Can the lines below, from the one that holds "Rebuild this diagram" to the very end, be echoed exactly, with both ends included and no pictures?

## Start Records for the task

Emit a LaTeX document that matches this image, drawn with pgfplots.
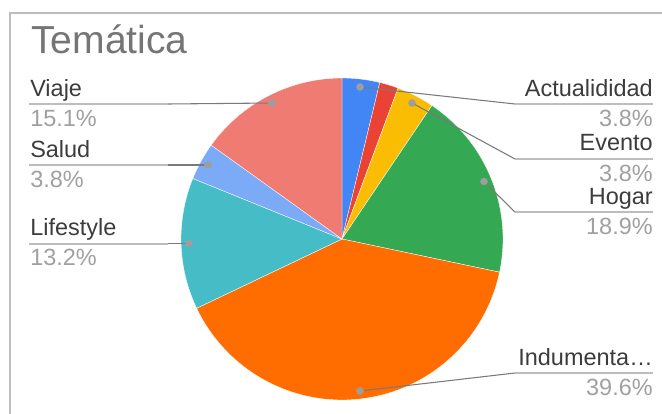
\documentclass[border=0pt]{standalone}
\usepackage{pgfplots}
\pgfplotsset{compat=1.18}
\usepackage{fontspec}
\setmainfont{Liberation Sans}
\definecolor{gblue}{HTML}{4285F4}
\definecolor{gred}{HTML}{EA4335}
\definecolor{gyellow}{HTML}{FBBC04}
\definecolor{ggreen}{HTML}{34A853}
\definecolor{gorange}{HTML}{FF6D01}
\definecolor{gteal}{HTML}{46BDC6}
\definecolor{glblue}{HTML}{7BAAF7}
\definecolor{gsalmon}{HTML}{F07B72}
\definecolor{framegray}{HTML}{BDBDBD}
\definecolor{titlegray}{HTML}{757575}
\definecolor{namegray}{HTML}{3C3C3C}
\definecolor{pctgray}{HTML}{A0A0A0}
\definecolor{uline}{HTML}{BDBDBD}
\definecolor{leader}{HTML}{7A7A7A}
\definecolor{dotgray}{HTML}{9E9E9E}
\newcommand\lbl{\fontsize{17.6}{20}\selectfont}
% counts: Actualididad 2, (sin etiqueta) 1, Evento 2, Hogar 10, Indumentaria 21,
% Lifestyle 7, Salud 2, Viaje 8  (total 53); angles clockwise from 12 o'clock
\begin{document}
\begin{tikzpicture}
\begin{axis}[name=ax, x=0.75pt, y=0.75pt, xmin=0, xmax=662, ymin=0, ymax=414,
  y dir=reverse, hide axis, clip=false]
% frame
\addplot[draw=framegray, line width=1.5pt] coordinates {(10,420) (10,13) (670,13)};
% slices
\addplot[fill=gblue,   draw=white, line width=0.25pt, domain=76.415:90,      samples=20] ({342+161*cos(x)},{239-161*sin(x)}) -- (342,239) -- cycle;
\addplot[fill=gred,    draw=white, line width=0.25pt, domain=69.623:76.415,  samples=12] ({342+161*cos(x)},{239-161*sin(x)}) -- (342,239) -- cycle;
\addplot[fill=gyellow, draw=white, line width=0.25pt, domain=56.038:69.623,  samples=20] ({342+161*cos(x)},{239-161*sin(x)}) -- (342,239) -- cycle;
\addplot[fill=ggreen,  draw=white, line width=0.25pt, domain=-11.887:56.038, samples=60] ({342+161*cos(x)},{239-161*sin(x)}) -- (342,239) -- cycle;
\addplot[fill=gorange, draw=white, line width=0.25pt, domain=-154.528:-11.887, samples=100] ({342+161*cos(x)},{239-161*sin(x)}) -- (342,239) -- cycle;
\addplot[fill=gteal,   draw=white, line width=0.25pt, domain=-202.075:-154.528, samples=40] ({342+161*cos(x)},{239-161*sin(x)}) -- (342,239) -- cycle;
\addplot[fill=glblue,  draw=white, line width=0.25pt, domain=-215.660:-202.075, samples=20] ({342+161*cos(x)},{239-161*sin(x)}) -- (342,239) -- cycle;
\addplot[fill=gsalmon, draw=white, line width=0.25pt, domain=-270:-215.660,  samples=50] ({342+161*cos(x)},{239-161*sin(x)}) -- (342,239) -- cycle;
% underlines
\addplot[draw=uline, line width=1.5pt] coordinates {(29,104) (168,104)};
\addplot[draw=uline, line width=1.5pt] coordinates {(29,165) (168,165)};
\addplot[draw=uline, line width=1.5pt] coordinates {(29,243.5) (168,243.5)};
\addplot[draw=uline, line width=1.5pt] coordinates {(515,104) (653,104)};
\addplot[draw=uline, line width=1.5pt] coordinates {(515,159) (653,159)};
\addplot[draw=uline, line width=1.5pt] coordinates {(515,212) (653,212)};
\addplot[draw=uline, line width=1.5pt] coordinates {(515,373) (653,373)};
% leader lines
\addplot[draw=leader, line width=0.8pt] coordinates {(272,103) (168,104)};
\addplot[draw=leader, line width=0.8pt] coordinates {(208,165) (168,165)};
\addplot[draw=leader, line width=0.8pt] coordinates {(189,243.5) (168,243.5)};
\addplot[draw=leader, line width=0.8pt] coordinates {(360,87) (515,104)};
\addplot[draw=leader, line width=0.8pt] coordinates {(412,103) (515,159)};
\addplot[draw=leader, line width=0.8pt] coordinates {(484,181.5) (515,212)};
\addplot[draw=leader, line width=0.8pt] coordinates {(360,391) (515,373)};
% dots
\addplot[only marks, mark=*, mark size=2.6pt, mark options={fill=dotgray, draw=dotgray}]
  coordinates {(360,87) (412,103) (484,181.5) (360,391) (189,243.5) (208,165) (272,103)};
% title
\node[anchor=base west, inner sep=0pt, font=\fontsize{29.3}{32}\selectfont, text=titlegray] at (31,53) {Temática};
% left labels
\node[anchor=base west, inner sep=0pt, font=\lbl, text=namegray] at (30,96) {Viaje};
\node[anchor=base west, inner sep=0pt, font=\lbl, text=pctgray]  at (30,126) {15.1\%};
\node[anchor=base west, inner sep=0pt, font=\lbl, text=namegray] at (30,157) {Salud};
\node[anchor=base west, inner sep=0pt, font=\lbl, text=pctgray]  at (30,187) {3.8\%};
\node[anchor=base west, inner sep=0pt, font=\lbl, text=namegray] at (30,235.5) {Lifestyle};
\node[anchor=base west, inner sep=0pt, font=\lbl, text=pctgray]  at (30,265.5) {13.2\%};
% right labels
\node[anchor=base east, inner sep=0pt, font=\lbl, text=namegray] at (653,96) {Actualididad};
\node[anchor=base east, inner sep=0pt, font=\lbl, text=pctgray]  at (653,126) {3.8\%};
\node[anchor=base east, inner sep=0pt, font=\lbl, text=namegray] at (653,151) {Evento};
\node[anchor=base east, inner sep=0pt, font=\lbl, text=pctgray]  at (653,181) {3.8\%};
\node[anchor=base east, inner sep=0pt, font=\lbl, text=namegray] at (653,204) {Hogar};
\node[anchor=base east, inner sep=0pt, font=\lbl, text=pctgray]  at (653,234) {18.9\%};
\node[anchor=base east, inner sep=0pt, font=\lbl, text=namegray] at (653,365) {Indumenta…};
\node[anchor=base east, inner sep=0pt, font=\lbl, text=pctgray]  at (653,395) {39.6\%};
\end{axis}
\pgfresetboundingbox
\useasboundingbox (ax.south west) rectangle (ax.north east);
\end{tikzpicture}
\end{document}
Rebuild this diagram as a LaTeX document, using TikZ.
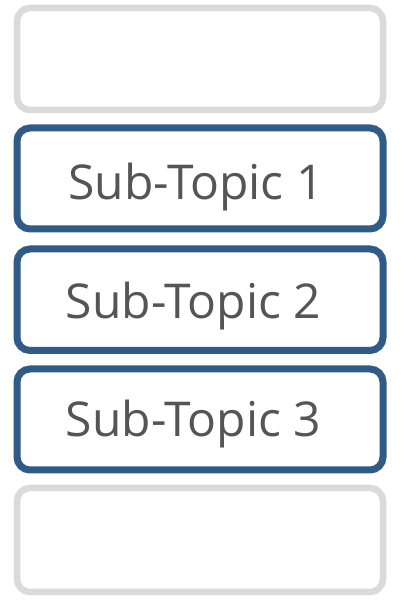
\documentclass[tikz,border=0pt]{standalone}
\usepackage{fontspec}
\setmainfont{Open Sans}
\definecolor{boxblue}{HTML}{2F5B86}
\definecolor{boxgrey}{HTML}{DADADA}
\definecolor{txtgrey}{HTML}{555555}
\begin{document}
\begin{tikzpicture}[x=1pt,y=1pt,
  box/.style={draw, line width=7pt, rounded corners=13pt, minimum width=366pt, inner sep=0pt, fill=white},
  greybox/.style={box, draw=boxgrey, line width=6.5pt},
  bluebox/.style={box, draw=boxblue},
  lbl/.style={anchor=base, text=txtgrey, font=\fontsize{48}{48}\selectfont, inner sep=0pt}]
\useasboundingbox (0,0) rectangle (400,600);
\node[greybox, minimum height=102pt] (g1) at (200,541) {};
\node[bluebox, minimum height=101pt] (b1) at (200,421.5) {};
\node[bluebox, minimum height=101.5pt] (b2) at (200,300.25) {};
\node[bluebox, minimum height=101pt] (b3) at (200,180.5) {};
\node[greybox, minimum height=104pt] (g2) at (200,60) {};
\node[lbl] (t1) at (196,400) {Sub-Topic 1};
\node[lbl] (t2) at (193.5,281) {Sub-Topic 2};
\node[lbl] (t3) at (193.5,163) {Sub-Topic 3};
\end{tikzpicture}
\end{document}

## End Records for the task

Response for this exercise:
Rebuild this diagram as a LaTeX document, using TikZ.
\documentclass[tikz,border=0pt]{standalone}
\usepackage{fontspec}
\setmainfont{Open Sans}
\definecolor{boxblue}{HTML}{2F5B86}
\definecolor{boxgrey}{HTML}{DADADA}
\definecolor{txtgrey}{HTML}{555555}
\begin{document}
\begin{tikzpicture}[x=1pt,y=1pt,
  box/.style={draw, line width=7pt, rounded corners=13pt, minimum width=366pt, inner sep=0pt, fill=white},
  greybox/.style={box, draw=boxgrey, line width=6.5pt},
  bluebox/.style={box, draw=boxblue},
  lbl/.style={anchor=base, text=txtgrey, font=\fontsize{48}{48}\selectfont, inner sep=0pt}]
\useasboundingbox (0,0) rectangle (400,600);
\node[greybox, minimum height=102pt] (g1) at (200,541) {};
\node[bluebox, minimum height=101pt] (b1) at (200,421.5) {};
\node[bluebox, minimum height=101.5pt] (b2) at (200,300.25) {};
\node[bluebox, minimum height=101pt] (b3) at (200,180.5) {};
\node[greybox, minimum height=104pt] (g2) at (200,60) {};
\node[lbl] (t1) at (196,400) {Sub-Topic 1};
\node[lbl] (t2) at (193.5,281) {Sub-Topic 2};
\node[lbl] (t3) at (193.5,163) {Sub-Topic 3};
\end{tikzpicture}
\end{document}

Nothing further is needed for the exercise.